## WHAT THE EXERCISE ASKS
Leave out the pictures, and retype only the lines from the beginning of the material through the line that contains "const fsXTicks = [0, 0.2, 0.4, 0.6, 0.8, 1.0, 1.2];", including both.

---------- PROVIDED MATERIAL ----------

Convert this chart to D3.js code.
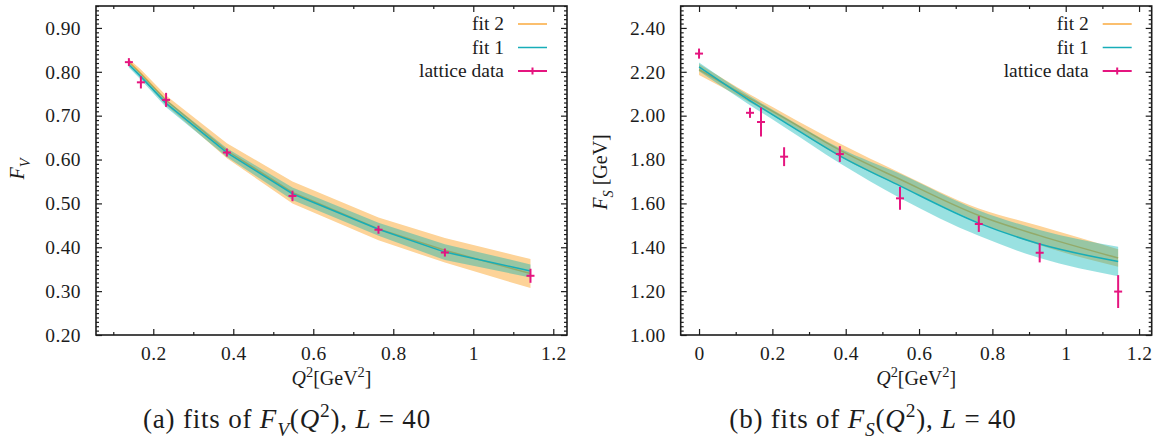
<!DOCTYPE html>
<html><head><meta charset="utf-8">
<script src="https://cdn.jsdelivr.net/npm/d3@7"></script>
<style>
html,body{margin:0;padding:0;background:#fff;}
svg, svg text{font-family:"Liberation Serif","DejaVu Serif",serif;}
</style></head><body>
<svg id="fig" width="1161" height="441"></svg>
<script>
// ---- panel (a): vector form factor F_V(Q^2) ----
const fvQ2         = [0.139, 0.169, 0.232, 0.384, 0.548, 0.763, 0.929, 1.143];
const fvLattice    = [0.822, 0.776, 0.736, 0.616, 0.517, 0.440, 0.388, 0.335];
const fvLatticeErr = [0.003, 0.014, 0.016, 0.004, 0.012, 0.009, 0.009, 0.016];
const fvFit1       = [0.816, 0.789, 0.728, 0.616, 0.522, 0.441, 0.389, 0.346];
const fvFit1Err    = [0.006, 0.007, 0.009, 0.010, 0.014, 0.015, 0.018, 0.015];
const fvFit2       = [0.823, 0.796, 0.735, 0.620, 0.525, 0.442, 0.393, 0.340];
const fvFit2Err    = [0.006, 0.009, 0.011, 0.017, 0.025, 0.026, 0.028, 0.033];
const fvYTicks = [0.20, 0.30, 0.40, 0.50, 0.60, 0.70, 0.80, 0.90];
const fvXTicks = [0.2, 0.4, 0.6, 0.8, 1.0, 1.2];

// ---- panel (b): scalar form factor F_S(Q^2) ----
const fsQ2         = [0.000, 0.139, 0.169, 0.232, 0.384, 0.548, 0.763, 0.929, 1.143];
const fsLattice    = [2.283, 2.013, 1.971, 1.813, 1.825, 1.623, 1.506, 1.375, 1.198];
const fsLatticeErr = [0.023, 0.023, 0.066, 0.043, 0.036, 0.052, 0.036, 0.044, 0.075];
const fsFit1       = [2.222, 2.068, 2.037, 1.972, 1.817, 1.680, 1.510, 1.415, 1.335];
const fsFit1Err    = [0.020, 0.020, 0.021, 0.024, 0.034, 0.055, 0.058, 0.064, 0.067];
const fsFit2       = [2.210, 2.078, 2.050, 1.990, 1.843, 1.710, 1.545, 1.453, 1.351];
const fsFit2Err    = [0.025, 0.018, 0.018, 0.020, 0.030, 0.030, 0.032, 0.044, 0.040];
const fsYTicks = [1.00, 1.20, 1.40, 1.60, 1.80, 2.00, 2.20, 2.40];
const fsXTicks = [0, 0.2, 0.4, 0.6, 0.8, 1.0, 1.2];

const legendLabels = ["fit 2", "fit 1", "lattice data"];

const FONT = '"Liberation Serif","DejaVu Serif",serif';
const C = {
  ink: "#1c1c1c",
  orangeBand: "#fdd398",
  orangeLine: "#f5a43a",
  tealBand: "#00b4b4",
  tealLine: "#17adb8",
  data: "#e5157f"
};

const svg = d3.select("#fig");

// text made of roman/italic pieces with optional sub/superscripts
function rich(parent, x, y, segs, size, anchor, rotate, spacing) {
  const t = parent.append("text")
    .attr("x", x).attr("y", y)
    .attr("font-family", FONT)
    .attr("font-size", size)
    .attr("fill", C.ink)
    .attr("text-anchor", anchor || "start");
  if (spacing) t.attr("letter-spacing", spacing);
  if (rotate) t.attr("transform", `rotate(${rotate},${x},${y})`);
  let shift = 0;
  segs.forEach(s => {
    let target = 0, fs = size;
    if (s.sub) { target = 0.3 * size; fs = 0.72 * size; }
    if (s.sup) { target = -0.4 * size; fs = 0.72 * size; }
    t.append("tspan")
      .attr("font-style", s.it ? "italic" : "normal")
      .attr("font-size", fs)
      .attr("dy", target - shift)
      .text(s.t);
    shift = target;
  });
  return t;
}

function drawPanel(cfg) {
  const g = svg.append("g").attr("font-family", FONT);
  const x = d3.scaleLinear().domain(cfg.xDomain).range([cfg.x0, cfg.x1]);
  const y = d3.scaleLinear().domain(cfg.yDomain).range([cfg.y1, cfg.y0]);

  const band = (c, e) => d3.area()
    .x((d, i) => x(cfg.q[i]))
    .y0((d, i) => y(c[i] - e[i]))
    .y1((d, i) => y(c[i] + e[i]))
    .curve(cfg.curve);
  const line = c => d3.line()
    .x((d, i) => x(cfg.q[i]))
    .y((d, i) => y(c[i]))
    .curve(cfg.curve);

  const plot = g.append("g");
  // fit 2 band + central line
  plot.append("path").datum(cfg.fit2).attr("d", band(cfg.fit2, cfg.fit2Err))
    .attr("fill", C.orangeBand);
  plot.append("path").datum(cfg.fit2).attr("d", line(cfg.fit2))
    .attr("fill", "none").attr("stroke", C.orangeLine).attr("stroke-width", 1.5);
  // fit 1 band + central line
  plot.append("path").datum(cfg.fit1).attr("d", band(cfg.fit1, cfg.fit1Err))
    .attr("fill", C.tealBand).attr("fill-opacity", 0.4);
  plot.append("path").datum(cfg.fit1).attr("d", line(cfg.fit1))
    .attr("fill", "none").attr("stroke", C.tealLine).attr("stroke-width", 1.5);

  // lattice points with vertical error bars and "+" markers
  const pts = plot.selectAll("g.pt").data(cfg.lat).join("g").attr("class", "pt")
    .attr("stroke", C.data).attr("stroke-width", 2);
  pts.append("line")
    .attr("x1", (d, i) => x(cfg.q[i])).attr("x2", (d, i) => x(cfg.q[i]))
    .attr("y1", (d, i) => Math.min(y(d + cfg.latErr[i]), y(d) - 4))
    .attr("y2", (d, i) => Math.max(y(d - cfg.latErr[i]), y(d) + 4));
  pts.append("line")
    .attr("x1", (d, i) => x(cfg.q[i]) - 4).attr("x2", (d, i) => x(cfg.q[i]) + 4)
    .attr("y1", d => y(d)).attr("y2", d => y(d));

  // axes: inward major/minor ticks on all four sides
  const axisG = g.append("g").attr("color", C.ink);
  const fmtY = d3.format(".2f");
  const fmtX = v => (v === 0 ? "0" : v === 1 ? "1" : d3.format(".1f")(v));
  const yMinor = d3.range(cfg.yDomain[0], cfg.yDomain[1] + 1e-9, cfg.yMinorStep)
    .filter(v => !cfg.yTicks.some(t => Math.abs(t - v) < 1e-6));
  const xMinor = cfg.xMinor;

  axisG.append("g").attr("transform", `translate(${cfg.x0},0)`)
    .call(d3.axisLeft(y).tickValues(cfg.yTicks).tickFormat(fmtY).tickSize(-6).tickPadding(15));
  axisG.append("g").attr("transform", `translate(${cfg.x0},0)`)
    .call(d3.axisLeft(y).tickValues(yMinor).tickFormat("").tickSize(-3));
  axisG.append("g").attr("transform", `translate(${cfg.x1},0)`)
    .call(d3.axisRight(y).tickValues(cfg.yTicks).tickFormat("").tickSize(-6));
  axisG.append("g").attr("transform", `translate(${cfg.x1},0)`)
    .call(d3.axisRight(y).tickValues(yMinor).tickFormat("").tickSize(-3));
  const bottom = axisG.append("g").attr("transform", `translate(0,${cfg.y1})`)
    .call(d3.axisBottom(x).tickValues(cfg.xTicks).tickFormat(fmtX).tickSize(-6).tickPadding(11));
  axisG.append("g").attr("transform", `translate(0,${cfg.y1})`)
    .call(d3.axisBottom(x).tickValues(xMinor).tickFormat("").tickSize(-3));
  axisG.append("g").attr("transform", `translate(0,${cfg.y0})`)
    .call(d3.axisTop(x).tickValues(cfg.xTicks).tickFormat("").tickSize(-6));
  axisG.append("g").attr("transform", `translate(0,${cfg.y0})`)
    .call(d3.axisTop(x).tickValues(xMinor).tickFormat("").tickSize(-3));
  axisG.selectAll(".domain").remove();
  axisG.selectAll("g").attr("font-family", FONT);
  axisG.selectAll(".tick line").attr("stroke-width", 1.2);
  axisG.selectAll(".tick text")
    .attr("font-family", FONT)
    .attr("font-size", 19.5).attr("letter-spacing", 0.4).attr("fill", C.ink);
  bottom.selectAll(".tick text").attr("dy", "0.71em");

  g.append("rect")
    .attr("x", cfg.x0).attr("y", cfg.y0)
    .attr("width", cfg.x1 - cfg.x0).attr("height", cfg.y1 - cfg.y0)
    .attr("fill", "none").attr("stroke", C.ink).attr("stroke-width", 1.6);

  // legend (top right, inside the frame)
  const lg = g.append("g");
  const rows = [24, 47.5, 71];
  const tx = cfg.x1 - 63, lx0 = cfg.x1 - 49, lx1 = cfg.x1 - 20;
  legendLabels.forEach((lab, i) => {
    lg.append("text").attr("x", tx).attr("y", rows[i] + 6)
      .attr("font-family", FONT)
      .attr("text-anchor", "end").attr("font-size", 19.5).attr("fill", C.ink).text(lab);
  });
  lg.append("line").attr("x1", lx0).attr("x2", lx1).attr("y1", rows[0]).attr("y2", rows[0])
    .attr("stroke", "#fbbf6e").attr("stroke-width", 2);
  lg.append("line").attr("x1", lx0).attr("x2", lx1).attr("y1", rows[1]).attr("y2", rows[1])
    .attr("stroke", C.tealLine).attr("stroke-width", 1.5);
  lg.append("line").attr("x1", lx0).attr("x2", lx1).attr("y1", rows[2]).attr("y2", rows[2])
    .attr("stroke", C.data).attr("stroke-width", 2);
  lg.append("line").attr("x1", (lx0 + lx1) / 2).attr("x2", (lx0 + lx1) / 2)
    .attr("y1", rows[2] - 3.5).attr("y2", rows[2] + 3.5)
    .attr("stroke", C.data).attr("stroke-width", 2);

  // axis titles
  const xc = (cfg.x0 + cfg.x1) / 2;
  rich(g, xc, 385, [
    { t: "Q", it: true }, { t: "2", sup: true }, { t: "[GeV" }, { t: "2", sup: true }, { t: "]" }
  ], 20, "middle");
  rich(g, cfg.yLabelX, cfg.yLabelY, cfg.yLabel, 20, "middle", -90);

  // caption under the panel
  rich(g, cfg.capX, 428, cfg.caption, 27, "middle", 0, 0.8);
}

drawPanel({
  x0: 96, x1: 567, y0: 6, y1: 335,
  xDomain: [0.0568, 1.2343], yDomain: [0.20, 0.95],
  xTicks: fvXTicks, yTicks: fvYTicks,
  xMinor: [0.1, 0.3, 0.5, 0.7, 0.9, 1.1], yMinorStep: 0.01,
  q: fvQ2, lat: fvLattice, latErr: fvLatticeErr,
  fit1: fvFit1, fit1Err: fvFit1Err, fit2: fvFit2, fit2Err: fvFit2Err,
  curve: d3.curveLinear,
  yLabelX: 24, yLabelY: 169,
  yLabel: [{ t: "F", it: true }, { t: "V", it: true, sub: true }],
  capX: 287,
  caption: [{ t: "(a) fits of " }, { t: "F", it: true }, { t: "V", it: true, sub: true },
            { t: "(" }, { t: "Q", it: true }, { t: "2", sup: true }, { t: "), " },
            { t: "L", it: true }, { t: " = 40" }]
});

drawPanel({
  x0: 680.7, x1: 1151.7, y0: 6, y1: 335,
  xDomain: [-0.05, 1.2345], yDomain: [1.00, 2.50],
  xTicks: fsXTicks, yTicks: fsYTicks,
  xMinor: [0.1, 0.3, 0.5, 0.7, 0.9, 1.1], yMinorStep: 0.02,
  q: fsQ2, lat: fsLattice, latErr: fsLatticeErr,
  fit1: fsFit1, fit1Err: fsFit1Err, fit2: fsFit2, fit2Err: fsFit2Err,
  curve: d3.curveMonotoneX,
  yLabelX: 607, yLabelY: 172,
  yLabel: [{ t: "F", it: true }, { t: "S", it: true, sub: true }, { t: " [GeV]" }],
  capX: 873,
  caption: [{ t: "(b) fits of " }, { t: "F", it: true }, { t: "S", it: true, sub: true },
            { t: "(" }, { t: "Q", it: true }, { t: "2", sup: true }, { t: "), " },
            { t: "L", it: true }, { t: " = 40" }]
});
</script>
</body></html>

----------

## ANSWER TO THIS TASK
Convert this chart to D3.js code.
<!DOCTYPE html>
<html><head><meta charset="utf-8">
<script src="https://cdn.jsdelivr.net/npm/d3@7"></script>
<style>
html,body{margin:0;padding:0;background:#fff;}
svg, svg text{font-family:"Liberation Serif","DejaVu Serif",serif;}
</style></head><body>
<svg id="fig" width="1161" height="441"></svg>
<script>
// ---- panel (a): vector form factor F_V(Q^2) ----
const fvQ2         = [0.139, 0.169, 0.232, 0.384, 0.548, 0.763, 0.929, 1.143];
const fvLattice    = [0.822, 0.776, 0.736, 0.616, 0.517, 0.440, 0.388, 0.335];
const fvLatticeErr = [0.003, 0.014, 0.016, 0.004, 0.012, 0.009, 0.009, 0.016];
const fvFit1       = [0.816, 0.789, 0.728, 0.616, 0.522, 0.441, 0.389, 0.346];
const fvFit1Err    = [0.006, 0.007, 0.009, 0.010, 0.014, 0.015, 0.018, 0.015];
const fvFit2       = [0.823, 0.796, 0.735, 0.620, 0.525, 0.442, 0.393, 0.340];
const fvFit2Err    = [0.006, 0.009, 0.011, 0.017, 0.025, 0.026, 0.028, 0.033];
const fvYTicks = [0.20, 0.30, 0.40, 0.50, 0.60, 0.70, 0.80, 0.90];
const fvXTicks = [0.2, 0.4, 0.6, 0.8, 1.0, 1.2];

// ---- panel (b): scalar form factor F_S(Q^2) ----
const fsQ2         = [0.000, 0.139, 0.169, 0.232, 0.384, 0.548, 0.763, 0.929, 1.143];
const fsLattice    = [2.283, 2.013, 1.971, 1.813, 1.825, 1.623, 1.506, 1.375, 1.198];
const fsLatticeErr = [0.023, 0.023, 0.066, 0.043, 0.036, 0.052, 0.036, 0.044, 0.075];
const fsFit1       = [2.222, 2.068, 2.037, 1.972, 1.817, 1.680, 1.510, 1.415, 1.335];
const fsFit1Err    = [0.020, 0.020, 0.021, 0.024, 0.034, 0.055, 0.058, 0.064, 0.067];
const fsFit2       = [2.210, 2.078, 2.050, 1.990, 1.843, 1.710, 1.545, 1.453, 1.351];
const fsFit2Err    = [0.025, 0.018, 0.018, 0.020, 0.030, 0.030, 0.032, 0.044, 0.040];
const fsYTicks = [1.00, 1.20, 1.40, 1.60, 1.80, 2.00, 2.20, 2.40];
const fsXTicks = [0, 0.2, 0.4, 0.6, 0.8, 1.0, 1.2];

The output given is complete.